No inventory: Central Bazaar does not exactly escape the inventory trap, but manages
to do better than other offline stores. It has a huge godown and warehouse, where it
stocks its 5,000-brand merchandise line-up, and from which its “pickers” select the
order items. What it escapes from is expensive interior décor, visual display and
merchandising, shoplifting, etc.?
Micro marketing: The delivery system enables Central Bazaar to get close to the
customer’s living environment for further interactions and micro marketing. The sales
call can become customised and the customer’s eyeball and attention can be garnered
exclusively and qualitatively for effective marketing and relationship building.
Customer psychographics: Receiving orders on the net or through the phone and
delivering the merchandise to their homes gives Central Bazaar an incomparable
advantage over other retailers in customer analysis. It has access to hitherto
unavailable data on the customer, including not only his demographic profile but
also his psychographics. Central Bazaar can now track the customer’s purchase
patterns, know his preferences, and get a glimpse of his perceptions, personality as
well as his attitude. This would undoubtedly make him tailor and customise his
retail marketing, including merchandise and promotion offers, retail communication,
and other value-added services.
Problem for Central Bazaar
Mr. Joseph Mathew, General Manager, Central Bazaar had a problem. He wanted, with
evangelical zeal that the unique service format should succeed. He not only wanted Central
Bazaar to have a distinctive market presence and mind share but also garner revenues,
market share and market size. He fully understood that there existed a linear relationship
between customer satisfaction and profitability. He dreaded the possibility of having
dissatisfied customers; but he was more scared; by the fact that he had no way of accessing
basic data about the dissatisfied customers; such as:
who they were?
Which aspect of Central Bazaar’s service they were dissatisfied with?

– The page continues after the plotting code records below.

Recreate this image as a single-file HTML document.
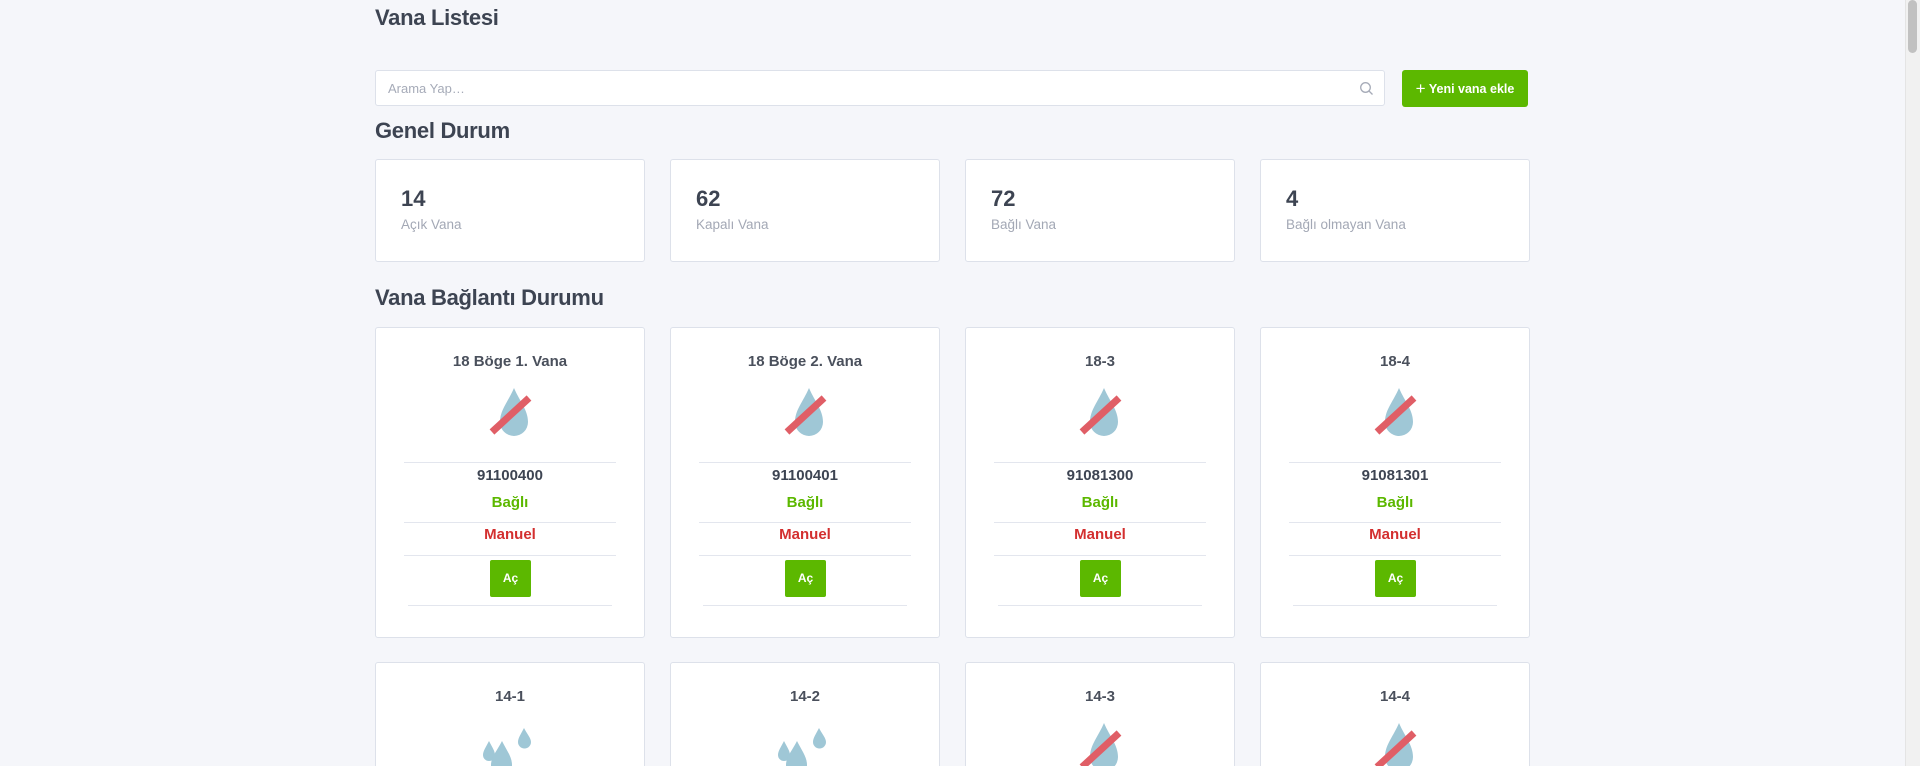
<!DOCTYPE html>
<html><head><meta charset="utf-8"><style>
*{box-sizing:border-box;margin:0;padding:0}
html,body{width:1920px;height:766px;overflow:hidden}
body{background:#f5f6fa;font-family:"Liberation Sans",sans-serif;color:#3d4452}
#w{position:relative;width:1920px;height:766px;overflow:hidden}
.a{position:absolute}
h1,h2{position:absolute;left:375px;font-weight:bold;color:#3d4452;letter-spacing:-0.3px}
.search{left:375px;top:70px;width:1010px;height:36px;background:#fff;border:1px solid #dde1ea;border-radius:3px}
.search span{position:absolute;left:12px;top:10px;font-size:13px;color:#a6abb8}
.btn{left:1402px;top:70px;width:126px;height:37px;background:#5cb800;border-radius:3px;color:#fff;font-size:12.5px;font-weight:bold;text-align:center;line-height:37px}
.stat{width:270px;height:103px;top:159px;background:#fff;border:1px solid #dde1ea;border-radius:3px}
.stat b{position:absolute;left:25px;top:26px;font-size:22px;font-weight:bold;color:#3d4452}
.stat span{position:absolute;left:25px;top:57px;font-size:13.5px;color:#a3a8b5}
.card{width:270px;height:311px;background:#fff;border:1px solid #dde1ea;border-radius:3px}
.r2{height:104px;border-bottom:none;border-radius:3px 3px 0 0;overflow:hidden}
.card .t{position:absolute;left:0;right:0;top:25px;text-align:center;font-size:15px;font-weight:bold;color:#4a505c}
.card svg{position:absolute;left:110px;top:58px}
.ln{position:absolute;left:28px;right:28px;height:1px;background:#e3e6ee}
.c{position:absolute;left:0;right:0;text-align:center;font-weight:bold;font-size:15px}
.ac{position:absolute;left:114px;top:232px;width:41px;height:37px;background:#5cb800;border-radius:2px;color:#fff;font-size:12px;font-weight:bold;text-align:center;line-height:37px}
</style></head><body><div id="w">
<h1 style="top:5px;font-size:22px">Vana Listesi</h1>
<div class="a search"><span>Arama Yap…</span>
<svg class="a" style="right:10px;top:10px" width="15" height="15" viewBox="0 0 15 15"><circle cx="6.5" cy="6.5" r="4.8" fill="none" stroke="#a6abb8" stroke-width="1.3"/><line x1="10" y1="10" x2="13.5" y2="13.5" stroke="#a6abb8" stroke-width="1.3"/></svg></div>
<div class="a btn"><span style="font-size:17px;font-weight:normal;vertical-align:-1px">+</span> Yeni vana ekle</div>
<h2 style="top:118px;font-size:22px">Genel Durum</h2>
<div class="a stat" style="left:375px"><b>14</b><span>Açık Vana</span></div>
<div class="a stat" style="left:670px"><b>62</b><span>Kapalı Vana</span></div>
<div class="a stat" style="left:965px"><b>72</b><span>Bağlı Vana</span></div>
<div class="a stat" style="left:1260px"><b>4</b><span>Bağlı olmayan Vana</span></div>
<h2 style="top:285px;font-size:22px">Vana Bağlantı Durumu</h2>

<div class="a card" style="left:375px;top:327px"><div class="t">18 Böge 1. Vana</div>
<svg width="50" height="56" viewBox="0 0 50 56"><path d="M28 2 C22 16,14 24,14 36 a14 14 0 0 0 28 0 C42 24,34 16,28 2Z" fill="#9fc7d6"/><line x1="6" y1="46" x2="43" y2="12" stroke="#e05e66" stroke-width="7"/></svg>
<div class="ln" style="top:134px"></div><div class="c" style="top:139px;color:#3d4452">91100400</div><div class="c" style="top:166px;color:#5cb800">Bağlı</div>
<div class="ln" style="top:194px"></div><div class="c" style="top:198px;color:#d32f2f">Manuel</div><div class="ln" style="top:227px"></div><div class="ac">Aç</div><div class="ln" style="top:277px;left:32px;right:32px"></div></div>
<div class="a card" style="left:670px;top:327px"><div class="t">18 Böge 2. Vana</div>
<svg width="50" height="56" viewBox="0 0 50 56"><path d="M28 2 C22 16,14 24,14 36 a14 14 0 0 0 28 0 C42 24,34 16,28 2Z" fill="#9fc7d6"/><line x1="6" y1="46" x2="43" y2="12" stroke="#e05e66" stroke-width="7"/></svg>
<div class="ln" style="top:134px"></div><div class="c" style="top:139px;color:#3d4452">91100401</div><div class="c" style="top:166px;color:#5cb800">Bağlı</div>
<div class="ln" style="top:194px"></div><div class="c" style="top:198px;color:#d32f2f">Manuel</div><div class="ln" style="top:227px"></div><div class="ac">Aç</div><div class="ln" style="top:277px;left:32px;right:32px"></div></div>
<div class="a card" style="left:965px;top:327px"><div class="t">18-3</div>
<svg width="50" height="56" viewBox="0 0 50 56"><path d="M28 2 C22 16,14 24,14 36 a14 14 0 0 0 28 0 C42 24,34 16,28 2Z" fill="#9fc7d6"/><line x1="6" y1="46" x2="43" y2="12" stroke="#e05e66" stroke-width="7"/></svg>
<div class="ln" style="top:134px"></div><div class="c" style="top:139px;color:#3d4452">91081300</div><div class="c" style="top:166px;color:#5cb800">Bağlı</div>
<div class="ln" style="top:194px"></div><div class="c" style="top:198px;color:#d32f2f">Manuel</div><div class="ln" style="top:227px"></div><div class="ac">Aç</div><div class="ln" style="top:277px;left:32px;right:32px"></div></div>
<div class="a card" style="left:1260px;top:327px"><div class="t">18-4</div>
<svg width="50" height="56" viewBox="0 0 50 56"><path d="M28 2 C22 16,14 24,14 36 a14 14 0 0 0 28 0 C42 24,34 16,28 2Z" fill="#9fc7d6"/><line x1="6" y1="46" x2="43" y2="12" stroke="#e05e66" stroke-width="7"/></svg>
<div class="ln" style="top:134px"></div><div class="c" style="top:139px;color:#3d4452">91081301</div><div class="c" style="top:166px;color:#5cb800">Bağlı</div>
<div class="ln" style="top:194px"></div><div class="c" style="top:198px;color:#d32f2f">Manuel</div><div class="ln" style="top:227px"></div><div class="ac">Aç</div><div class="ln" style="top:277px;left:32px;right:32px"></div></div>

<div class="a card r2" style="left:375px;top:662px"><div class="t">14-1</div>
<svg width="60" height="56" viewBox="0 0 60 56" style="left:105px"><path d="M8 20 C5 26,2 30,2 34 a6 6 0 0 0 12 0 C14 30,11 26,8 20Z" fill="#9fc7d6"/><path d="M21 20 C16 30,10 36,10 44 a10 10 0 0 0 21 0 C31 36,26 30,21 20Z" fill="#9fc7d6"/><path d="M43 7 C40 13,37 17,37 21 a6.5 6.5 0 0 0 13 0 C50 17,46 13,43 7Z" fill="#9fc7d6"/></svg></div>
<div class="a card r2" style="left:670px;top:662px"><div class="t">14-2</div>
<svg width="60" height="56" viewBox="0 0 60 56" style="left:105px"><path d="M8 20 C5 26,2 30,2 34 a6 6 0 0 0 12 0 C14 30,11 26,8 20Z" fill="#9fc7d6"/><path d="M21 20 C16 30,10 36,10 44 a10 10 0 0 0 21 0 C31 36,26 30,21 20Z" fill="#9fc7d6"/><path d="M43 7 C40 13,37 17,37 21 a6.5 6.5 0 0 0 13 0 C50 17,46 13,43 7Z" fill="#9fc7d6"/></svg></div>
<div class="a card r2" style="left:965px;top:662px"><div class="t">14-3</div>
<svg width="50" height="56" viewBox="0 0 50 56"><path d="M28 2 C22 16,14 24,14 36 a14 14 0 0 0 28 0 C42 24,34 16,28 2Z" fill="#9fc7d6"/><line x1="6" y1="46" x2="43" y2="12" stroke="#e05e66" stroke-width="7"/></svg></div>
<div class="a card r2" style="left:1260px;top:662px"><div class="t">14-4</div>
<svg width="50" height="56" viewBox="0 0 50 56"><path d="M28 2 C22 16,14 24,14 36 a14 14 0 0 0 28 0 C42 24,34 16,28 2Z" fill="#9fc7d6"/><line x1="6" y1="46" x2="43" y2="12" stroke="#e05e66" stroke-width="7"/></svg></div>

<div class="a" style="left:1905px;top:0;width:15px;height:766px;background:#f1f1f1;border-left:1px solid #e4e4e4"></div>
<div class="a" style="left:1908px;top:0;width:9px;height:53px;background:#c1c1c1;border-radius:5px"></div>
</div></body></html>
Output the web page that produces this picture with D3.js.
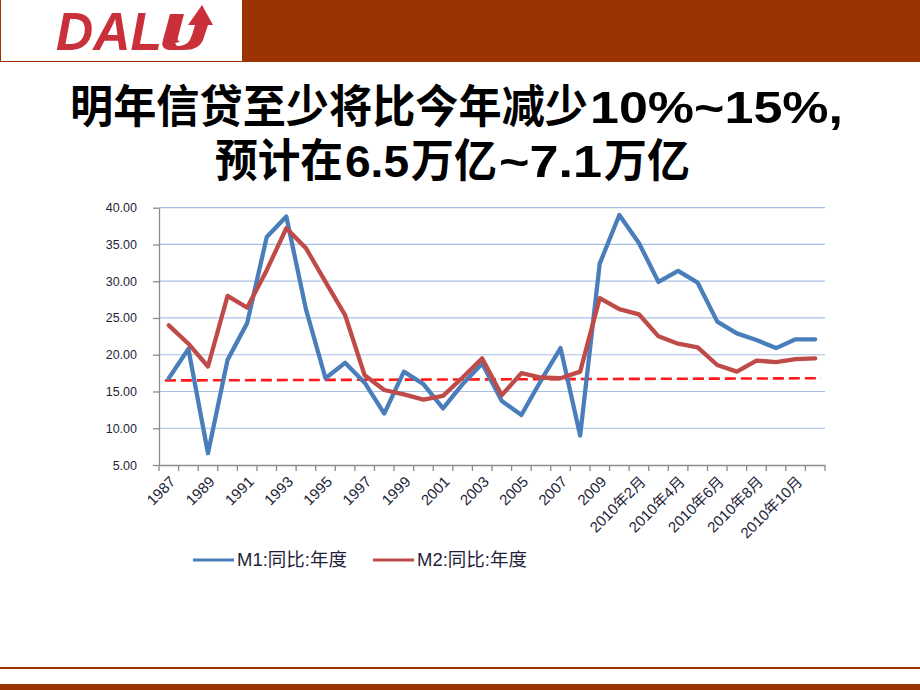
<!DOCTYPE html>
<html>
<head>
<meta charset="utf-8">
<script src="https://cdn.jsdelivr.net/npm/d3@7"></script>
<style>
  html, body { margin: 0; padding: 0; background: #ffffff; }
  svg { display: block; }
</style>
</head>
<body>
<svg id="chart" width="920" height="690"></svg>
<script>
// ---------------- data ----------------
const categories = [
  "1987","1988","1989","1990","1991","1992","1993","1994","1995","1996",
  "1997","1998","1999","2000","2001","2002","2003","2004","2005","2006",
  "2007","2008","2009",
  "2010年1月","2010年2月","2010年3月","2010年4月","2010年5月","2010年6月",
  "2010年7月","2010年8月","2010年9月","2010年10月","2010年11月"
];
const m1Values = [
  16.8, 20.8, 6.6, 19.3, 24.3, 36.0, 38.8, 26.2, 16.8, 18.9,
  16.2, 12.0, 17.7, 16.0, 12.7, 16.0, 18.8, 13.7, 11.8, 16.5,
  20.9, 9.0, 32.4,
  39.0, 35.2, 29.9, 31.4, 29.8, 24.5, 22.9, 22.0, 20.9, 22.1, 22.1
];
const m2Values = [
  24.0, 21.5, 18.4, 28.0, 26.4, 31.5, 37.2, 34.5, 29.9, 25.4,
  17.2, 15.2, 14.6, 13.9, 14.4, 16.9, 19.5, 14.5, 17.5, 16.9,
  16.8, 17.7, 27.7,
  26.2, 25.5, 22.5, 21.5, 21.0, 18.6, 17.7, 19.2, 19.0, 19.4, 19.5
];
const seriesNames = ["M1:同比:年度", "M2:同比:年度"];
const yTicks = [5, 10, 15, 20, 25, 30, 35, 40];
const refLineIndex = [-0.2, 33.3];
const refLineValues = [16.5, 16.8];
// title segments: text, font kind, left, right
const titleLine1 = [["明年信贷至少将比今年减少", "cjk", 70, 588], ["10%~15%,", "lat", 590, 843]];
const titleLine2 = [["预计在", "cjk", 215, 343], ["6.5", "lat", 345, 409], ["万亿", "cjk", 411, 497],
                    ["~7.1", "lat", 499, 602], ["万亿", "cjk", 604, 690]];

// ---------------- setup ----------------
const svg = d3.select("#chart");
const W = 920, H = 690;
const brown = "#9c3303";
const blue = "#4a7ebb", red = "#be4b48";
const fontLat = "'Liberation Sans', Arial, 'Noto Sans CJK SC', sans-serif";

// header band
svg.append("rect").attr("x", 0).attr("y", 0).attr("width", W).attr("height", 62).attr("fill", brown);
svg.append("rect").attr("x", 1).attr("y", 0).attr("width", 241).attr("height", 61).attr("fill", "#ffffff");

// logo
const logo = svg.append("g").attr("fill", "#c9303a");
logo.append("text")
  .attr("x", 56).attr("y", 50)
  .attr("font-family", fontLat).attr("font-weight", "bold").attr("font-style", "italic")
  .attr("font-size", 54)
  .attr("textLength", 106).attr("lengthAdjust", "spacingAndGlyphs")
  .text("DAL");
logo.append("path")
  .attr("d", "M170,14 L184,14 L178,37 Q176,43 184,42 Q190,41 192,35 L196,22 L209,22 L203,40 Q199,50 184,50 L170,50 Q160,49 163,40 Z");
logo.append("path")
  .attr("d", "M188,25 L202,5 L213,25 Z");
logo.append("path").attr("fill", "#ffffff")
  .attr("d", "M175,43 Q186,42 193,29 L190,40 Q186,46 177,46 Z");

// title
function drawTitleLine(parts, y) {
  parts.forEach(([s, kind, x0, x1]) => {
    svg.append("text")
      .attr("x", x0).attr("y", y)
      .attr("font-weight", "bold")
      .attr("fill", "#000")
      .attr("font-family", kind === "cjk" ? "'Noto Sans CJK SC', sans-serif" : fontLat)
      .attr("font-size", 45)
      .attr("textLength", x1 - x0).attr("lengthAdjust", "spacingAndGlyphs")
      .text(s);
  });
}
drawTitleLine(titleLine1, 123);
drawTitleLine(titleLine2, 177);

// ---------------- chart ----------------
const plot = { left: 159, right: 825, top: 207.7, bottom: 465 };
const x = d3.scaleBand().domain(categories).range([plot.left, plot.right]).paddingInner(0).paddingOuter(0);
const cx = d => x(d) + x.bandwidth() / 2;
const xi = d3.scaleLinear().domain([0, categories.length - 1])
  .range([cx(categories[0]), cx(categories[categories.length - 1])]);
const y = d3.scaleLinear().domain([5, 40]).range([plot.bottom, plot.top]);

// gridlines
svg.append("g").selectAll("line").data(yTicks.filter(v => v !== 5)).join("line")
  .attr("x1", plot.left).attr("x2", plot.right)
  .attr("y1", d => y(d)).attr("y2", d => y(d))
  .attr("stroke", "#a9c0e6").attr("stroke-width", 1.2);

// y axis
const yAxis = svg.append("g").attr("transform", `translate(${plot.left},0)`)
  .call(d3.axisLeft(y).tickValues(yTicks).tickSize(6).tickSizeOuter(0).tickPadding(16)
    .tickFormat(d3.format(".2f")));
yAxis.select(".domain").attr("stroke", "#8c8c8c").attr("stroke-width", 1.3);
yAxis.selectAll(".tick line").attr("stroke", "#8c8c8c").attr("stroke-width", 1.3);
yAxis.selectAll(".tick text").attr("font-family", fontLat).attr("font-size", 12.5).attr("fill", "#1f1f3a");

// x axis
const xAxis = svg.append("g").attr("transform", `translate(0,${plot.bottom})`)
  .call(d3.axisBottom(x).tickValues([]).tickSizeOuter(0));
xAxis.select(".domain").attr("stroke", "#8c8c8c").attr("stroke-width", 1.3);
const boundaries = categories.map(c => x(c)).concat([x(categories[categories.length - 1]) + x.bandwidth()]);
xAxis.append("g").selectAll("line").data(boundaries).join("line")
  .attr("x1", d => d).attr("x2", d => d).attr("y1", 0).attr("y2", 6)
  .attr("stroke", "#8c8c8c").attr("stroke-width", 1.3);
xAxis.append("g").selectAll("text").data(categories.filter((c, i) => i % 2 === 0)).join("text")
  .attr("transform", d => `translate(${cx(d) + 4},${14}) rotate(-45)`)
  .attr("text-anchor", "end")
  .attr("dy", "0.35em")
  .attr("font-family", fontLat).attr("font-size", 15).attr("fill", "#1f1f3a")
  .text(d => d);

// reference dashed line
const refData = refLineIndex.map((v, i) => [xi(v), y(refLineValues[i])]);
svg.append("path")
  .attr("d", d3.line()(refData))
  .attr("fill", "none").attr("stroke", "#ff1a1a").attr("stroke-width", 2.6)
  .attr("stroke-dasharray", "11,5");

// series lines
const line = d3.line().x((d, i) => cx(categories[i])).y(d => y(d));
svg.append("path").datum(m1Values).attr("d", line)
  .attr("fill", "none").attr("stroke", blue).attr("stroke-width", 4.3)
  .attr("stroke-linejoin", "round").attr("stroke-linecap", "round");
svg.append("path").datum(m2Values).attr("d", line)
  .attr("fill", "none").attr("stroke", red).attr("stroke-width", 4.3)
  .attr("stroke-linejoin", "round").attr("stroke-linecap", "round");

// legend
const legendItems = [
  { name: seriesNames[0], color: blue, x: 193 },
  { name: seriesNames[1], color: red, x: 373 }
];
const lg = svg.append("g").attr("transform", "translate(0,560)");
legendItems.forEach(it => {
  lg.append("line").attr("x1", it.x).attr("x2", it.x + 41).attr("y1", 0).attr("y2", 0)
    .attr("stroke", it.color).attr("stroke-width", 3);
  lg.append("text").attr("x", it.x + 44).attr("y", 0).attr("dy", "0.35em")
    .attr("font-family", "'Liberation Sans', 'Noto Sans CJK SC', sans-serif")
    .attr("font-size", 18.5).attr("fill", "#1f1f3a")
    .text(it.name);
});

// bottom decorations
svg.append("rect").attr("x", 0).attr("y", 667).attr("width", W).attr("height", 2).attr("fill", brown);
svg.append("rect").attr("x", 0).attr("y", 684).attr("width", W).attr("height", 6).attr("fill", brown);
</script>
</body>
</html>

The degree of their dissatisfaction
Also, he realised, ensuring consistent service delivery implied was a way towards the
quality goal. His biggest problem was not only in measuring the quality of service delivery,
its consistency and customer satisfaction at Central Bazaar but also in finding comparable
benchmarks. He knew that customers compared stores, formats and different aspects of
the service retail-mix like merchandise, locations, layout, promotions and other
communications and the behaviour of the retail personnel. He also knew that this
comparison was crucial in building their preferences. Central Bazaar was a unique e-
tailer, with no known direct competition. He was up against retailers with different formats
- supermarkets, kirana stores and discount stores – but fighting for the same customers’
share of wallet and heart share. The undeniable fact was that the shopping experience in
Central Bazaar was definitely different from that of other “offline” format stores. ‘How do
you compare oranges with mangoes!’ he thought.
Question:
Can you find ways and means to measure quality in intangible offerings like services?